On 02/15/2012 02:48 PM, Kevin Grittner wrote:
Khusro Jaleel<mailing-lists@xxxxxxxxxxxxxx> wrote: The PITR style backup you describe doesn't cause bloat or block DDL, and if you archive the WAL files you can restore to any point in time following the pg_stop_backup. pg_dump just gives you a snapshot as of the start of the dump, so if you use that you would need to start a complete dump every 30 minutes.
Sounds like my pg_start/rsync/pg_stop script solution every 30 mins might be better then, as long as the jobs don't overlap :-)
With PITR backups
and WAL archiving you could set your archvie_timeout to force timely archiving (or use streaming replication if you are on 9.0 or later) and effectively dump incremental database *activity* to stay up-to-date.
Well, I am already using streaming replication to a slave, and I also have archive_timeout set to 30 minutes, but it seems that writes occur more often, probably every minute or so.
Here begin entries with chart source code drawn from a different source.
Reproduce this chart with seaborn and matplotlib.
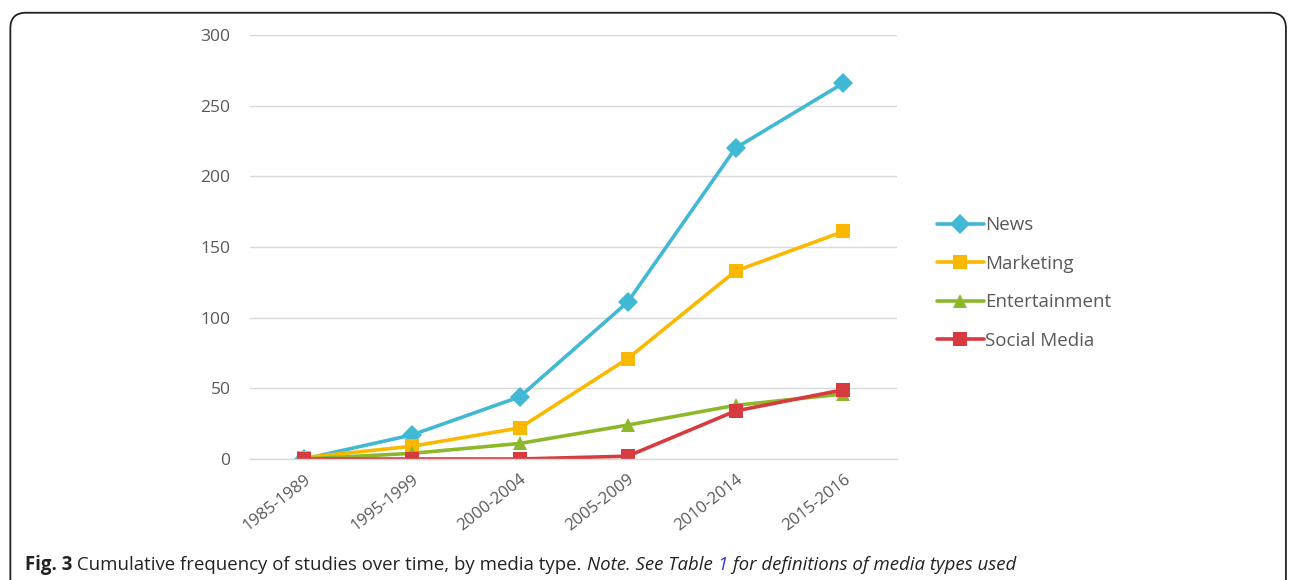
import pandas as pd
import matplotlib
matplotlib.use("Agg")
import matplotlib.pyplot as plt
from matplotlib.patches import FancyBboxPatch
import seaborn as sns

# --- Data ---
periods = ["1985-1989", "1995-1999", "2000-2004", "2005-2009", "2010-2014", "2015-2016"]
news          = [0, 17, 44, 111, 220, 266]
marketing     = [1, 9, 22, 71, 133, 161]
entertainment = [0, 4, 11, 24, 38, 46]
social_media  = [0, 0, 0, 2, 34, 49]
series_names  = ["News", "Marketing", "Entertainment", "Social Media"]
y_ticks       = [0, 50, 100, 150, 200, 250, 300]

colors  = {"News": "#41B8D4", "Marketing": "#FBB800", "Entertainment": "#8DB82A", "Social Media": "#D73A3F"}
markers = {"News": "D", "Marketing": "s", "Entertainment": "^", "Social Media": "s"}

rows = []
for name, vals in zip(series_names, [news, marketing, entertainment, social_media]):
    for p, v in zip(periods, vals):
        rows.append({"Period": p, "Count": v, "Type": name})
df = pd.DataFrame(rows)

sns.set_style("white")
plt.rcParams["font.family"] = ["Open Sans", "DejaVu Sans"]

fig = plt.figure(figsize=(12.95, 5.8), dpi=100)
ax = fig.add_axes([0.193, 0.2086, 0.5, 0.7311])

sns.lineplot(data=df, x="Period", y="Count", hue="Type", style="Type",
             palette=colors, markers=markers, dashes=False, linewidth=2.6,
             markersize=10, markeredgewidth=0, sort=False, ax=ax)

ax.set_xlim(-0.5, 5.5)
ax.set_ylim(0, 300)
ax.set_yticks(y_ticks)
ax.set_yticklabels([str(t) for t in y_ticks], fontsize=12.5, color="#595959")
ax.set_xticks(range(len(periods)))
ax.set_xticklabels(periods, rotation=38, ha="right", rotation_mode="anchor",
                   fontsize=12, color="#595959")
ax.tick_params(axis="y", length=0, pad=14)
ax.tick_params(axis="x", length=0, pad=9)
ax.yaxis.grid(True, color="#D9D9D9", linewidth=1)
ax.set_axisbelow(True)
for s in ["top", "right", "left"]:
    ax.spines[s].set_visible(False)
ax.spines["bottom"].set_color("#D9D9D9")
ax.spines["bottom"].set_linewidth(1)
ax.set_xlabel("")
ax.set_ylabel("")

leg = ax.legend(loc="center left", bbox_to_anchor=(1.035, 0.415), frameon=False,
                fontsize=13.5, handlelength=2.5, labelspacing=1.1, handletextpad=0.05,
                markerscale=1.0)
for t in leg.get_texts():
    t.set_color("#595959")

# rounded frame around the figure
frame = FancyBboxPatch((0.008, -0.1), 0.985, 1.078, boxstyle="round,pad=0,rounding_size=0.012",
                       transform=fig.transFigure, fill=False, edgecolor="#222222",
                       linewidth=1.3, mutation_aspect=1295 / 580)
fig.patches.append(frame)

# caption built from pieces
fig.canvas.draw()
renderer = fig.canvas.get_renderer()
pieces = [("Fig. 3", "bold", "normal", "#222222"),
          (" Cumulative frequency of studies over time, by media type. ", "normal", "normal", "#222222"),
          ("Note. See Table ", "normal", "italic", "#222222"),
          ("1", "normal", "italic", "#2B3FD6"),
          (" for definitions of media types used", "normal", "italic", "#222222")]
x = 25
for txt, weight, style, col in pieces:
    t = fig.text(x / 1295, 1 - 565 / 580, txt, fontsize=13.4, fontweight=weight,
                 fontstyle=style, color=col, va="center", ha="left",
                 family=["Open Sans", "DejaVu Sans"], fontstretch="normal")
    bb = t.get_window_extent(renderer)
    x += bb.width

fig.savefig("out.png", dpi=100)
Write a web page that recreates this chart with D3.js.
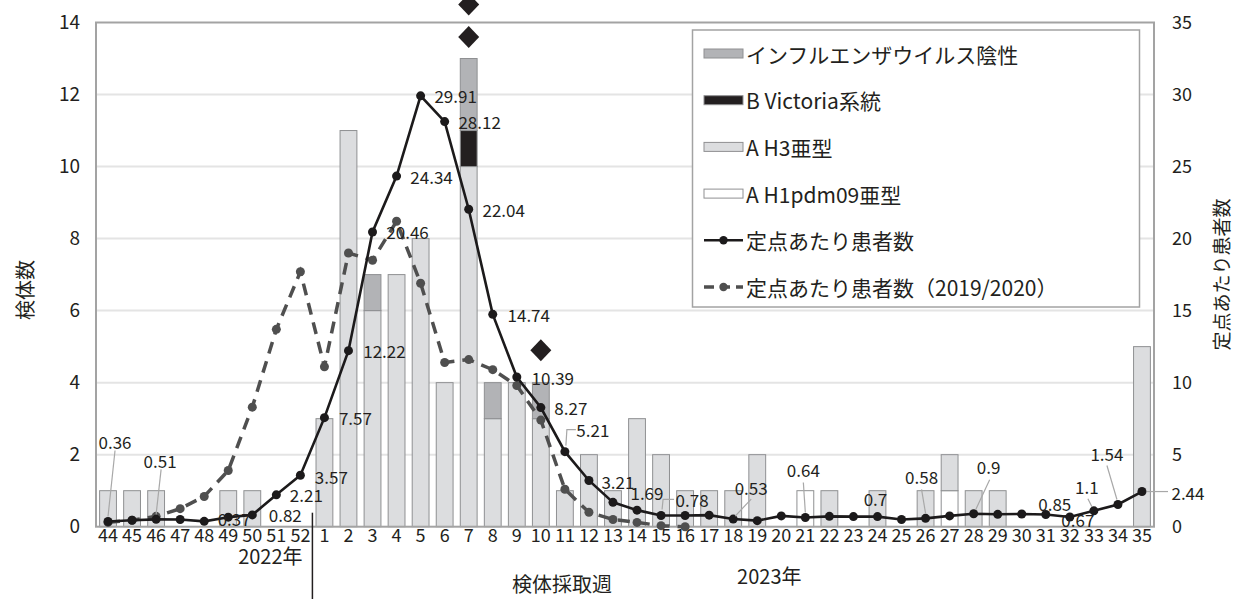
<!DOCTYPE html>
<html><head><meta charset="utf-8">
<script src="https://cdn.jsdelivr.net/npm/d3@7"></script>
<style>
body{margin:0;background:#fff}
svg{display:block}
text{font-family:"Noto Sans CJK JP","Noto Sans",sans-serif;fill:#231f20}
</style>
</head><body>
<svg id="chart" width="1234" height="599"></svg>
<script>
// ---------- data ----------
const weeks = ["44","45","46","47","48","49","50","51","52",
  "1","2","3","4","5","6","7","8","9","10","11","12","13","14","15","16","17","18","19","20",
  "21","22","23","24","25","26","27","28","29","30","31","32","33","34","35"];
const h1pdm09 = [0,0,0,0,0,0,0,0,0,
  0,0,0,0,0,0,0,0,0,0,0,0,0,0,0,0,0,0,0,0,1,0,0,0,0,0,1,0,0,0,0,0,0,0,0];
const h3 = [1,1,1,0,0,1,1,0,0,
  3,11,6,7,8,4,10,3,4,3,1,2,1,3,2,1,1,1,2,0,0,1,0,1,0,1,1,1,1,0,0,0,0,0,5];
const bVictoria = [0,0,0,0,0,0,0,0,0,
  0,0,0,0,0,0,1,0,0,0,0,0,0,0,0,0,0,0,0,0,0,0,0,0,0,0,0,0,0,0,0,0,0,0,0];
const negative = [0,0,0,0,0,0,0,0,0,
  0,0,1,0,0,0,2,1,0,1,0,0,0,0,0,0,0,0,0,0,0,0,0,0,0,0,0,0,0,0,0,0,0,0,0];
const perSite = [0.36,0.45,0.51,0.5,0.37,0.66,0.82,2.21,3.57,
  7.57,12.22,20.46,24.34,29.91,28.12,22.04,14.74,10.39,8.27,5.21,3.21,1.69,1.15,0.78,0.78,0.8,
  0.53,0.42,0.75,0.64,0.72,0.7,0.7,0.5,0.58,0.75,0.9,0.86,0.88,0.85,0.67,1.1,1.54,2.44];
const perSite2019 = [0.3,0.45,0.72,1.25,2.1,3.9,8.3,13.7,17.7,
  11.1,19.0,18.5,21.2,16.9,11.4,11.6,10.9,9.8,7.4,2.6,1.0,0.5,0.3,0.07,0.0,
  null,null,null,null,null,null,null,null,null,null,null,null,null,null,null,null,null,null,null];
const leftTicks = [0,2,4,6,8,10,12,14];
const rightTicks = [0,5,10,15,20,25,30,35];
const diamondWeeks = ["7","7","10"];
const diamondValues = [14.5,13.6,4.9];
const labelWeeks = ["44","46","48","50","51","52","1","2","3","4","5","6","7","8","9","10","11","12","13","15","18","21","24","26","28","31","32","33","34","35"];
const seriesNames = ["インフルエンザウイルス陰性","B Victoria系統","A H3亜型","A H1pdm09亜型","定点あたり患者数","定点あたり患者数（2019/2020）"];

// ---------- label layout (pixel offsets from each point) ----------
const labelLayout = {
  "44":{dx:7,dy:-80,lead:[[7,-71],[0,-5]]},
  "46":{dx:4,dy:-59,lead:[[5,-50],[0,-5]]},
  "48":{dx:30,dy:-3},
  "50":{dx:33,dy:0},
  "51":{dx:30,dy:0},
  "52":{dx:31,dy:1},
  "1":{dx:31,dy:0},
  "2":{dx:36,dy:0},
  "3":{dx:35,dy:0},
  "4":{dx:35,dy:0},
  "5":{dx:35,dy:0},
  "6":{dx:35,dy:0},
  "7":{dx:35,dy:0},
  "8":{dx:36,dy:0},
  "9":{dx:36,dy:0},
  "10":{dx:30,dy:0},
  "11":{dx:28,dy:-22,lead:[[11,-22],[2,-22],[1,-6]]},
  "12":{dx:29,dy:1},
  "13":{dx:34,dy:-10},
  "15":{dx:31,dy:-16,lead:[[13,-16],[2,-16],[1,-6]]},
  "18":{dx:18,dy:-32,lead:[[18,-20],[2,-3]]},
  "21":{dx:-2,dy:-48,lead:[[-2,-35],[0,-5]]},
  "24":{dx:-2,dy:-18},
  "26":{dx:-4,dy:-42,lead:[[-4,-29],[0,-5]]},
  "28":{dx:15,dy:-47,lead:[[16,-34],[2,-4]]},
  "31":{dx:9,dy:-11},
  "32":{dx:8,dy:2},
  "33":{dx:-7,dy:-24,lead:[[-6,-12],[-2,-4]]},
  "34":{dx:-11,dy:-51,lead:[[-11,-39],[-1,-5]]},
  "35":{dx:46,dy:1,lead:[[26,0],[5,0]]}
};

// ---------- layout ----------
const svg = d3.select("#chart");
const L = 96, R = 1154, T = 22.5, B = 526.7;
const x = d3.scaleBand().domain(weeks).range([L, R]).paddingInner(0.3).paddingOuter(0.15);
const yL = d3.scaleLinear().domain([0, 14]).range([B, T]);
const yR = d3.scaleLinear().domain([0, 35]).range([B, T]);
const cx = w => x(w) + x.bandwidth() / 2;

// gridlines
svg.append("g").selectAll("line").data(leftTicks.filter(d => d > 0 && d < 14)).join("line")
  .attr("x1", L).attr("x2", R).attr("y1", d => yL(d)).attr("y2", d => yL(d))
  .attr("stroke", "#e4e4e4").attr("stroke-width", 2);

// stacked bars
const rows = weeks.map((w, i) => ({week: w, h1: h1pdm09[i], h3: h3[i], bv: bVictoria[i], neg: negative[i]}));
const keys = ["h1", "h3", "bv", "neg"];
const fills = {h1: "#ffffff", h3: "#dcdddf", bv: "#231f20", neg: "#b2b3b6"};
const stack = d3.stack().keys(keys)(rows);
svg.append("g").selectAll("g").data(stack).join("g")
  .attr("fill", d => fills[d.key])
  .selectAll("rect").data(d => d.filter(p => p[1] - p[0] > 0)).join("rect")
  .attr("x", d => x(d.data.week)).attr("width", x.bandwidth())
  .attr("y", d => yL(d[1])).attr("height", d => yL(d[0]) - yL(d[1]))
  .attr("stroke", "#8f9092").attr("stroke-width", 1);

// frame
svg.append("rect").attr("x", L).attr("y", T).attr("width", R - L).attr("height", B - T)
  .attr("fill", "none").attr("stroke", "#a3a3a3").attr("stroke-width", 2);

// 2019/2020 dashed line
const pts2019 = weeks.map((w, i) => ({w, v: perSite2019[i]})).filter(d => d.v !== null);
svg.append("path").datum(pts2019)
  .attr("d", d3.line().x(d => cx(d.w)).y(d => yR(d.v)))
  .attr("fill", "none").attr("stroke", "#4f4f4f").attr("stroke-width", 3.5)
  .attr("stroke-dasharray", "12,8");
svg.append("g").selectAll("circle").data(pts2019).join("circle")
  .attr("cx", d => cx(d.w)).attr("cy", d => yR(d.v)).attr("r", 4.5).attr("fill", "#4f4f4f");

// current season line
const pts = weeks.map((w, i) => ({w, v: perSite[i]}));
svg.append("path").datum(pts)
  .attr("d", d3.line().x(d => cx(d.w)).y(d => yR(d.v)))
  .attr("fill", "none").attr("stroke", "#1c1a1b").attr("stroke-width", 2.6);
svg.append("g").selectAll("circle").data(pts).join("circle")
  .attr("cx", d => cx(d.w)).attr("cy", d => yR(d.v)).attr("r", 4.5).attr("fill", "#1c1a1b");

// data labels with leader lines
const labelData = labelWeeks.map(w => ({w, v: perSite[weeks.indexOf(w)], lay: labelLayout[w]}));
svg.append("g").selectAll("polyline").data(labelData.filter(d => d.lay.lead)).join("polyline")
  .attr("points", d => d.lay.lead.map(p => [cx(d.w) + p[0], yR(d.v) + p[1]].join(",")).join(" "))
  .attr("fill", "none").attr("stroke", "#a8a8a8").attr("stroke-width", 1.2);
svg.append("g").selectAll("text").data(labelData).join("text")
  .attr("x", d => cx(d.w) + d.lay.dx).attr("y", d => yR(d.v) + d.lay.dy)
  .attr("text-anchor", "middle").attr("dominant-baseline", "central")
  .attr("font-size", 17).text(d => String(d.v));

// diamonds
svg.append("g").selectAll("path").data(diamondWeeks.map((w, i) => ({w, v: diamondValues[i]}))).join("path")
  .attr("transform", d => `translate(${cx(d.w)},${yL(d.v)})`)
  .attr("d", "M0,-11L10.5,0L0,11L-10.5,0Z").attr("fill", "#231f20");

// axes
const axL = svg.append("g").attr("transform", `translate(${L},0)`)
  .call(d3.axisLeft(yL).tickValues(leftTicks).tickSize(0).tickPadding(16));
const axR = svg.append("g").attr("transform", `translate(${R},0)`)
  .call(d3.axisRight(yR).tickValues(rightTicks).tickSize(0).tickPadding(18));
const axB = svg.append("g").attr("transform", `translate(0,${B})`)
  .call(d3.axisBottom(x).tickSize(0).tickPadding(3));
[axL, axR, axB].forEach(a => {
  a.select(".domain").remove();
  a.selectAll("text").attr("font-family", '"Noto Sans CJK JP","Noto Sans",sans-serif').attr("fill", "#231f20");
});
axL.selectAll("text").attr("font-size", 19);
axR.selectAll("text").attr("font-size", 18);
axB.selectAll("text").attr("font-size", 18);

// year separator
const sepX = x("1") - (x.step() - x.bandwidth()) / 2;
svg.append("line").attr("x1", sepX).attr("x2", sepX).attr("y1", B - 14).attr("y2", 599)
  .attr("stroke", "#231f20").attr("stroke-width", 1.5);

// axis titles
svg.append("text").attr("x", cx("51") - 6).attr("y", 555).attr("text-anchor", "middle")
  .attr("dominant-baseline", "central").attr("font-size", 20).text("2022年");
svg.append("text").attr("x", cx("20") - 12).attr("y", 575).attr("text-anchor", "middle")
  .attr("dominant-baseline", "central").attr("font-size", 20).text("2023年");
svg.append("text").attr("x", 562).attr("y", 583).attr("text-anchor", "middle")
  .attr("dominant-baseline", "central").attr("font-size", 20).text("検体採取週");
svg.append("text").attr("transform", `translate(24,290) rotate(-90)`)
  .attr("text-anchor", "middle").attr("dominant-baseline", "central").attr("font-size", 20).text("検体数");
svg.append("text").attr("transform", `translate(1220,${(T + B) / 2}) rotate(-90)`)
  .attr("text-anchor", "middle").attr("dominant-baseline", "central").attr("font-size", 19).text("定点あたり患者数");

// legend
const lg = svg.append("g");
lg.append("rect").attr("x", 692.5).attr("y", 30).attr("width", 447).attr("height", 277)
  .attr("fill", "#fff").attr("stroke", "#a3a3a3").attr("stroke-width", 1.5);
const legendItems = [
  {name: seriesNames[0], type: "bar", fill: fills.neg},
  {name: seriesNames[1], type: "bar", fill: fills.bv},
  {name: seriesNames[2], type: "bar", fill: fills.h3},
  {name: seriesNames[3], type: "bar", fill: fills.h1},
  {name: seriesNames[4], type: "line", color: "#1c1a1b", dash: null},
  {name: seriesNames[5], type: "line", color: "#4f4f4f", dash: "10,6"}
];
const rowY = d3.scalePoint().domain(d3.range(legendItems.length)).range([53.5, 287]);
const li = lg.selectAll("g.it").data(legendItems).join("g").attr("class", "it")
  .attr("transform", (d, i) => `translate(704,${rowY(i)})`);
li.filter(d => d.type === "bar").append("rect")
  .attr("x", 0).attr("y", -4.5).attr("width", 39).attr("height", 9)
  .attr("fill", d => d.fill).attr("stroke", "#8f9092").attr("stroke-width", 1);
li.filter(d => d.type === "line").append("line")
  .attr("x1", 0).attr("x2", 39).attr("y1", 0).attr("y2", 0)
  .attr("stroke", d => d.color).attr("stroke-width", d => d.dash ? 3.5 : 2.6)
  .attr("stroke-dasharray", d => d.dash);
li.filter(d => d.type === "line").append("circle")
  .attr("cx", 19.5).attr("cy", 0).attr("r", 4.2).attr("fill", d => d.color);
li.append("text").attr("x", 42).attr("y", 0).attr("dominant-baseline", "central")
  .attr("font-size", 21).text(d => d.name);
</script>
</body></html>
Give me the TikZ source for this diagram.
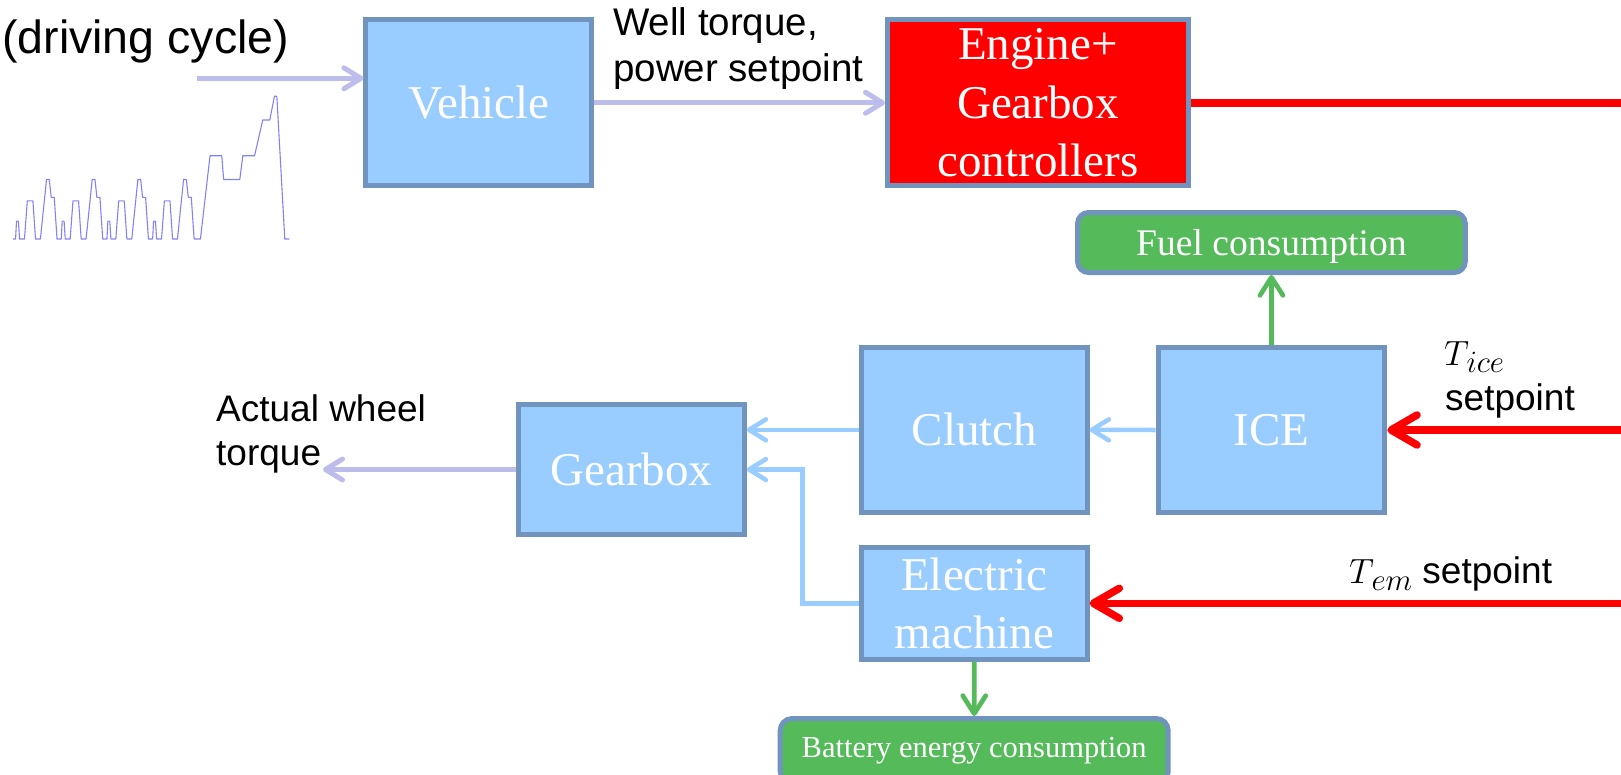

I'm not sure why that is, is it because of the replication, or is it because the Java app using the DB is perhaps changing something slightly in the DB every minute or so? Nobody is actually using this DB, I just brought it up, so there is no load, just two front-end Java app servers connected, doing nothing (I hope, but maybe they are).
Now, if 30 minutes of activity is more than the size of the database, pg_dump could, as Vladimir says, still be a good alternative.
I'm not sure I understand what you said there. I think you are saying that if the DB doubles or more in size in 30 minutes due to the activity, then pg_dump is still a good alternative?